In 1960 we finally had a televised royal wedding, that of Princess Margaret to Anthony Armstrong-Jones. The audience appetite was there – around the world 300 million witnessed another Westminster Abbey union, though they were not allowed to see the vows – for that we had to wait until 1981.
When the Queen’s daughter Anne married in 1973 the country was again troubled, this time by internal strife – strikes, economic worries and political uncertainty, and her big day was rather toned down accordingly – and to suit the wishes of the Princess herself, never one to keep her opinions under wraps.

Of course the royal wedding, until very recently at least, was that of Charles to Diana at St Paul’s in 1981. She got his name wrong, he looked less than delighted, and we got to see the dress as she exited the fairytale glass coach – 750 million people wondering if they forgot to iron it. And it was indeed a fairytale marriage as time would tell.
Sarah Fergusson and Prince Andrew in 1986 reverted to Westminster Abbey for their choice of venue. Like Diana she got her spouse’s name wrong. And though she promised to honour and obey in her vows watched by 500 million viewers worldwide, she was later caught on camera honouring someone else’s toes, and it all ended in tears, quite often for the TV cameras.
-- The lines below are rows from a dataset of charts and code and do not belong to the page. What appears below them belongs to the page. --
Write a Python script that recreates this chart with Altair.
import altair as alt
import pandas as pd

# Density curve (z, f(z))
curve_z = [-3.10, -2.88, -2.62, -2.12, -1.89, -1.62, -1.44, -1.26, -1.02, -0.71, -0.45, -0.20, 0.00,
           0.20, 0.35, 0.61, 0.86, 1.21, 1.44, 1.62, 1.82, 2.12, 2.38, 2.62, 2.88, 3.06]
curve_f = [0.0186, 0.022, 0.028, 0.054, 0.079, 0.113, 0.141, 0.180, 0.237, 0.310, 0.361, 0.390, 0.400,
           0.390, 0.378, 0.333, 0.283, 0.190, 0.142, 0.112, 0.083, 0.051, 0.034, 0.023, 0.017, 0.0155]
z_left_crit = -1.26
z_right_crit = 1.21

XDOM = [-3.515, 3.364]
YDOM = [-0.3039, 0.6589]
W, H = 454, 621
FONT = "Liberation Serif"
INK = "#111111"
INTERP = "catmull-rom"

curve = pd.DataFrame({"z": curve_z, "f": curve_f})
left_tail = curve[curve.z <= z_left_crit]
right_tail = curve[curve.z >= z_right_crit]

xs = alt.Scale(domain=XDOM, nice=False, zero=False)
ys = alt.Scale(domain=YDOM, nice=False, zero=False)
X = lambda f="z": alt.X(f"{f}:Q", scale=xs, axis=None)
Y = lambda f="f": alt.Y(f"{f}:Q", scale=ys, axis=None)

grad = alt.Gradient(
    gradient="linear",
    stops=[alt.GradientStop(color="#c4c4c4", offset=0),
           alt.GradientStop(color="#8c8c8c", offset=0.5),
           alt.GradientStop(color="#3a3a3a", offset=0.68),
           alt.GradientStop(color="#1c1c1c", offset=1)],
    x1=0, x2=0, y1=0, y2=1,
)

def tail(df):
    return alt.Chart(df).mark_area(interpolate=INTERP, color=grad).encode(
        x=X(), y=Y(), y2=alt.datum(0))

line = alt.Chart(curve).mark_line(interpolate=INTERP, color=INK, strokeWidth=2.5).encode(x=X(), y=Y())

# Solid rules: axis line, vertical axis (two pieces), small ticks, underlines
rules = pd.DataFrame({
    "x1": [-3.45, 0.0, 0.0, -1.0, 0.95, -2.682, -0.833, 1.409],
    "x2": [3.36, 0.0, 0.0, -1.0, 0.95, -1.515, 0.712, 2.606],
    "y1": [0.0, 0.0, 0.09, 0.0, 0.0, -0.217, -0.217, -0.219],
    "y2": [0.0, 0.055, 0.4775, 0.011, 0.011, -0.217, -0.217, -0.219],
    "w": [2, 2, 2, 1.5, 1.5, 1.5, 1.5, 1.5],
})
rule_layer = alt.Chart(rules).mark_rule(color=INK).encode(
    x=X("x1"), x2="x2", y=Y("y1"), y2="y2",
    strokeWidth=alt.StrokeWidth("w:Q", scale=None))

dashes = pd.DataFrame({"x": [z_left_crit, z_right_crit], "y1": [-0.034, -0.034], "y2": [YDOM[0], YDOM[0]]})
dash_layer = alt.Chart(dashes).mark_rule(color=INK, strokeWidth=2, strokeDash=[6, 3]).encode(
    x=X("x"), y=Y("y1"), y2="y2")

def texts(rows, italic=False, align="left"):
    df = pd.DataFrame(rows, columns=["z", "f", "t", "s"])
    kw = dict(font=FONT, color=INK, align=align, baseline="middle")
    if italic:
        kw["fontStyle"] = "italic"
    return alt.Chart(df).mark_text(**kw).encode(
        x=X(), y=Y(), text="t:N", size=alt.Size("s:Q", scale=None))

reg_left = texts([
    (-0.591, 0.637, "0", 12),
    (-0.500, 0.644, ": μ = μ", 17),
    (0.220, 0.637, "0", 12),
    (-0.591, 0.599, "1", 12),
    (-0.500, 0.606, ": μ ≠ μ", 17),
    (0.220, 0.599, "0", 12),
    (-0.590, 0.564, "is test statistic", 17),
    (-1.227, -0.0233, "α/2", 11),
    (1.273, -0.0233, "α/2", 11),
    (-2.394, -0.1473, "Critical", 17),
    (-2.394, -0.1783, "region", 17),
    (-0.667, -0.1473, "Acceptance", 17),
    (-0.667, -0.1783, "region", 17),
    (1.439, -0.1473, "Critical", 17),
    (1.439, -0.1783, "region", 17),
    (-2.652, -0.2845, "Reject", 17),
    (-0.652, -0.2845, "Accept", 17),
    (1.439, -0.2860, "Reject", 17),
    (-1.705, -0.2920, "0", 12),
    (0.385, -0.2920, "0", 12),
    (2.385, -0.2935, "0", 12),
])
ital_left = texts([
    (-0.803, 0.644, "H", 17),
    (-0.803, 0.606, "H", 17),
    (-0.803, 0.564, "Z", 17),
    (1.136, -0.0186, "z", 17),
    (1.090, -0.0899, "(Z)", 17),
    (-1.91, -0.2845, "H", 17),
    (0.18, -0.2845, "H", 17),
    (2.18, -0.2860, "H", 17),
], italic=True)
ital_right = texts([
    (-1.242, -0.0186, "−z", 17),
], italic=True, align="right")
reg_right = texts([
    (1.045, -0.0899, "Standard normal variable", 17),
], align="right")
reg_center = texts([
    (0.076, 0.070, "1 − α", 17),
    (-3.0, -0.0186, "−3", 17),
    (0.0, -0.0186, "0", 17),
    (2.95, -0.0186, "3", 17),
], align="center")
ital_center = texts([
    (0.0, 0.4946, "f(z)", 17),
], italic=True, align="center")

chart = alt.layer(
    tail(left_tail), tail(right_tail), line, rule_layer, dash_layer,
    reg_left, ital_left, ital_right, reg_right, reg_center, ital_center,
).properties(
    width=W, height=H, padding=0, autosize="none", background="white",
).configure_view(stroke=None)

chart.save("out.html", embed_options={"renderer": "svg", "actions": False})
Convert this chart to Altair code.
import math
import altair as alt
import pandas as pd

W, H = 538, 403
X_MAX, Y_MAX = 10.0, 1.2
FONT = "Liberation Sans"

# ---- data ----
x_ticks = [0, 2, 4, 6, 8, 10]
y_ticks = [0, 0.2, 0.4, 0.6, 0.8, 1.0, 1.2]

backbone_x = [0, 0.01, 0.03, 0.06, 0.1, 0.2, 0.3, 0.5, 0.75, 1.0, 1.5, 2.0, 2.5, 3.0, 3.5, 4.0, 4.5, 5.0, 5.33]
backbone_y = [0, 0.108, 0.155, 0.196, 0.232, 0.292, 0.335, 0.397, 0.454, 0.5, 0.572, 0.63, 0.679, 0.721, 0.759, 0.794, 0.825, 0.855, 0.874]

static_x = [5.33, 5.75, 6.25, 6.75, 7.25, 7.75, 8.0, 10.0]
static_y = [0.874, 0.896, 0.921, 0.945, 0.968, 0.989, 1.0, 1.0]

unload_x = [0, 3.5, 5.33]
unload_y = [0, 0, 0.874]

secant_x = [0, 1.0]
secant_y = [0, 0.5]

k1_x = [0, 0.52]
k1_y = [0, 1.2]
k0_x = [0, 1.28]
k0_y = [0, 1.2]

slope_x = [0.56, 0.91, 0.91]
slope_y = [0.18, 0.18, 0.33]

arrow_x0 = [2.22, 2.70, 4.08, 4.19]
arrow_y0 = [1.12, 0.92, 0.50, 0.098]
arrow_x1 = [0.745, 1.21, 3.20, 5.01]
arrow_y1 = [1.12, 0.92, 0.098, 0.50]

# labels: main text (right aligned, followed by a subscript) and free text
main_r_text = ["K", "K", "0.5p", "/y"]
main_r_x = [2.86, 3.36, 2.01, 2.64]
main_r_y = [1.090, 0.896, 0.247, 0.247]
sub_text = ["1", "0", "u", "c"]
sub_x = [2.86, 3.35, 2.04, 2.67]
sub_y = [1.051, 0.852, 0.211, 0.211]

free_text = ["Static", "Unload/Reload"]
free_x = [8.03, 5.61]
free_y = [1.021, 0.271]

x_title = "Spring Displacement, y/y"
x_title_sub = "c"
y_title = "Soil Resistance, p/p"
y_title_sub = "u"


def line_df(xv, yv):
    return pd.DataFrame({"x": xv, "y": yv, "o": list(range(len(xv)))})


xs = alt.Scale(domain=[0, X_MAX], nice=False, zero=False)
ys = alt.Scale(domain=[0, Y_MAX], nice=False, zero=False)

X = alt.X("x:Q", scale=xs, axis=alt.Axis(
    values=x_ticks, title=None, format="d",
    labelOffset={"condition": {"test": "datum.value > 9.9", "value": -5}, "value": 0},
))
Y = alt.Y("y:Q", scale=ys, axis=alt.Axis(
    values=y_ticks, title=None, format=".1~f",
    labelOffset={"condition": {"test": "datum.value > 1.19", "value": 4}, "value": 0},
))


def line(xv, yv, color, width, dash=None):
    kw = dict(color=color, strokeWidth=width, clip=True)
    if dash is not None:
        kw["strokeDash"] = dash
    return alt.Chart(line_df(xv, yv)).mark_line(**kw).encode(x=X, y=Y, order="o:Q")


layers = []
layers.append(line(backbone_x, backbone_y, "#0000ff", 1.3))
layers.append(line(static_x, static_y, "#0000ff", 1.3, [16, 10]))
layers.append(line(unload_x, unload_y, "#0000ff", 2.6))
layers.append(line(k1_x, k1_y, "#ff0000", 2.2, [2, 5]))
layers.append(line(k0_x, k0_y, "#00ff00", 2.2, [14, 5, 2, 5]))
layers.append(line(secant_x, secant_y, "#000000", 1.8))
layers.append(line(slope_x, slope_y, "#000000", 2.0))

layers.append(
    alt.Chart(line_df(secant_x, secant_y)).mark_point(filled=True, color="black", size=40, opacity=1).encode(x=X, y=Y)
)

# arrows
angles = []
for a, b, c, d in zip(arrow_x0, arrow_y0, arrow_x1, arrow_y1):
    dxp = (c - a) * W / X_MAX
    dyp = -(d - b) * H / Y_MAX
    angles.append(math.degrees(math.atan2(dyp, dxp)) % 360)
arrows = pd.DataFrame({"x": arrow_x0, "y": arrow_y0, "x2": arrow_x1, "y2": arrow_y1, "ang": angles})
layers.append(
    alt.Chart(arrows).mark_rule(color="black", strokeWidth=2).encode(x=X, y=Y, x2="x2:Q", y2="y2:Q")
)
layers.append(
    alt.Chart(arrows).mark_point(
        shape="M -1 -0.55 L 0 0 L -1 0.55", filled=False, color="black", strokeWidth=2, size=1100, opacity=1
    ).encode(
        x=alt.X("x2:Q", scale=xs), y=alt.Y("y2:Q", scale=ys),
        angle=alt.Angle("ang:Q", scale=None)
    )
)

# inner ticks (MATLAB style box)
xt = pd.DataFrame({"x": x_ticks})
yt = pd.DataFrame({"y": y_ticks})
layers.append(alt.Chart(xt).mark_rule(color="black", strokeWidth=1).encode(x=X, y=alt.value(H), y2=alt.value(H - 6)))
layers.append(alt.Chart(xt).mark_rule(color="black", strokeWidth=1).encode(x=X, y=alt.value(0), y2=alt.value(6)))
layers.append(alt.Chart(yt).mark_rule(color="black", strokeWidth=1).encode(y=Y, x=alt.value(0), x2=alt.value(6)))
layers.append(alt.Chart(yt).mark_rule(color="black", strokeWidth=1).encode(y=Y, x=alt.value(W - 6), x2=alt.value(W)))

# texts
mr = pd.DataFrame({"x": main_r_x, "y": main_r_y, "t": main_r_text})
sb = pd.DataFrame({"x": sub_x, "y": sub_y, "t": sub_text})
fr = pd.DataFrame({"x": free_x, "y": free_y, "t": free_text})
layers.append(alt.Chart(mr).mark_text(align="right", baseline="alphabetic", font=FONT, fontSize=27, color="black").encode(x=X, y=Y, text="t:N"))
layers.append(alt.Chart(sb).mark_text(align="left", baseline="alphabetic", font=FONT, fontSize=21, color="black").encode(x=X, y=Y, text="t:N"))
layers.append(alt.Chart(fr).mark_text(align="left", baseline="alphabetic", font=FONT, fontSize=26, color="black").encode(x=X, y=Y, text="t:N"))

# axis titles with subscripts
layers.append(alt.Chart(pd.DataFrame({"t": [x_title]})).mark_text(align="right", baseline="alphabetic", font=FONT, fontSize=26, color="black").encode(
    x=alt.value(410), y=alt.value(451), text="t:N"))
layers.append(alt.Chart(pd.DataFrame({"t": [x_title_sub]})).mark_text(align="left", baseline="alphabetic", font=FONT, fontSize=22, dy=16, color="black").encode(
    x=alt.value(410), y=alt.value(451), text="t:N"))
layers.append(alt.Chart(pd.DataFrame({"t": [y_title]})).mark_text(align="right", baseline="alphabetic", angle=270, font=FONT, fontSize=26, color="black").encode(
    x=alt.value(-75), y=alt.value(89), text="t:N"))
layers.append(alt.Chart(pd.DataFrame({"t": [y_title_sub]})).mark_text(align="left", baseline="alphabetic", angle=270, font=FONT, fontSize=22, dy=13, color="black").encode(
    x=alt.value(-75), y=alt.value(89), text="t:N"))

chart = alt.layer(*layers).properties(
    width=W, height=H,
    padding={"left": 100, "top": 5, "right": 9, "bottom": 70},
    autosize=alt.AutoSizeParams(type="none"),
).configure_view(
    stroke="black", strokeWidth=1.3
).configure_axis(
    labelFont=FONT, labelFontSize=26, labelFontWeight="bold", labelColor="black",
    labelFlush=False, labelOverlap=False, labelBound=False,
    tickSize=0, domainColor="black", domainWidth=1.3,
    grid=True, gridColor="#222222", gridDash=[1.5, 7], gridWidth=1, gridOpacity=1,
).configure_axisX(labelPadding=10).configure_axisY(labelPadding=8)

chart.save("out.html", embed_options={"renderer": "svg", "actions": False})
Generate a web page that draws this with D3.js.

Prince Edward in one of his more sensible moves chose to marry in less grand style, at St George’s Chapel in Windsor. It was 1999, just two years on from the death of Diana that had brought the monarchy’s stock so low in the public eye. Prince Charles’s second wedding, to Camilla Parker-Bowles, was a civil affair held in even less august surroundings, at Windsor Guildhall.

So William and Kate it seems decided, or were influenced to decide, on a return to the grand, the pageantry, the colourful and public. As we noted at the beginning of this piece, it is thought two billion watched their big day. That is some pressure to perform. Good luck to them.